Tidier.jl

Julia implementation of the R tidyverse

I’m actively contributing to Tidier.jl, which is an open source projected maintained by my faculty advisor: Dr. Karandeep Singh.

Tidier.jl is a 100% Julia implementation of the R tidyverse mini-language in Julia. Powered by the DataFrames.jl package and Julia’s extensive meta-programming capabilities, Tidier.jl is an R user’s love letter to data analysis in Julia.

Tidier.jl has three goals, which differentiate it from other data analysis meta-packages in Julia:

  1. Stick as closely to tidyverse syntax as possible: Whereas other meta-packages introduce Julia-centric idioms for working with DataFrames, this package’s goal is to reimplement parts of tidyverse in Julia. This means that Tidier.jl uses tidy expressions as opposed to idiomatic Julia expressions. An example of a tidy expression is a = mean(b).

  2. Make broadcasting mostly invisible: Broadcasting trips up many R users switching to Julia because R users are used to most functions being vectorized. Tidier.jl currently uses a lookup table to decide which functions not to vectorize; all other functions are automatically vectorized. Read the documentation page on “Autovectorization” to read about how this works, and how to override the defaults.

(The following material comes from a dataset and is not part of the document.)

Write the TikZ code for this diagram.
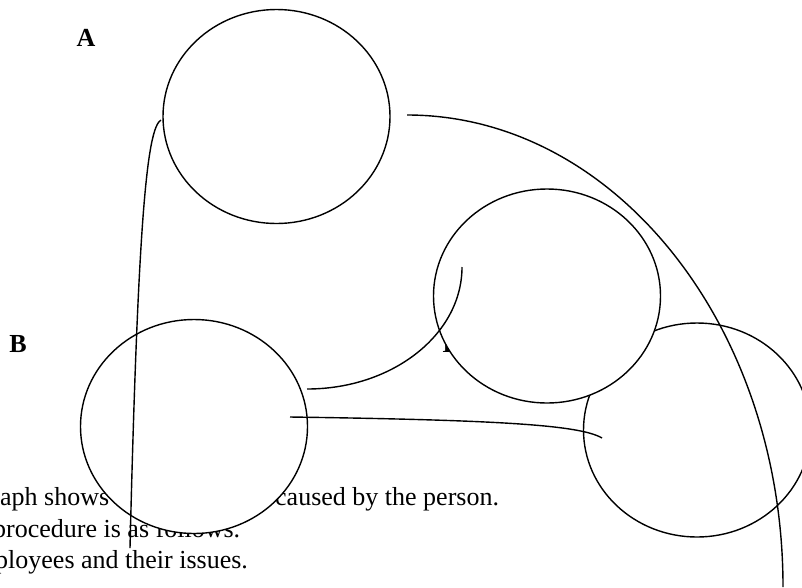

  3. Make scalars and tuples mostly interchangeable: In Julia, the function across(a, mean) is dispatched differently than across((a, b), mean). The first argument in the first instance above is treated as a scalar, whereas the second instance is treated as a tuple. This can be very confusing to R users because 1 == c(1) is TRUE in R, whereas in Julia 1 == (1,) evaluates to false. The design philosophy in Tidier.jl is that the user should feel free to provide a scalar or a tuple as they see fit anytime multiple values are considered valid for a given argument, such as in across(), and Tidier.jl will figure out how to dispatch it.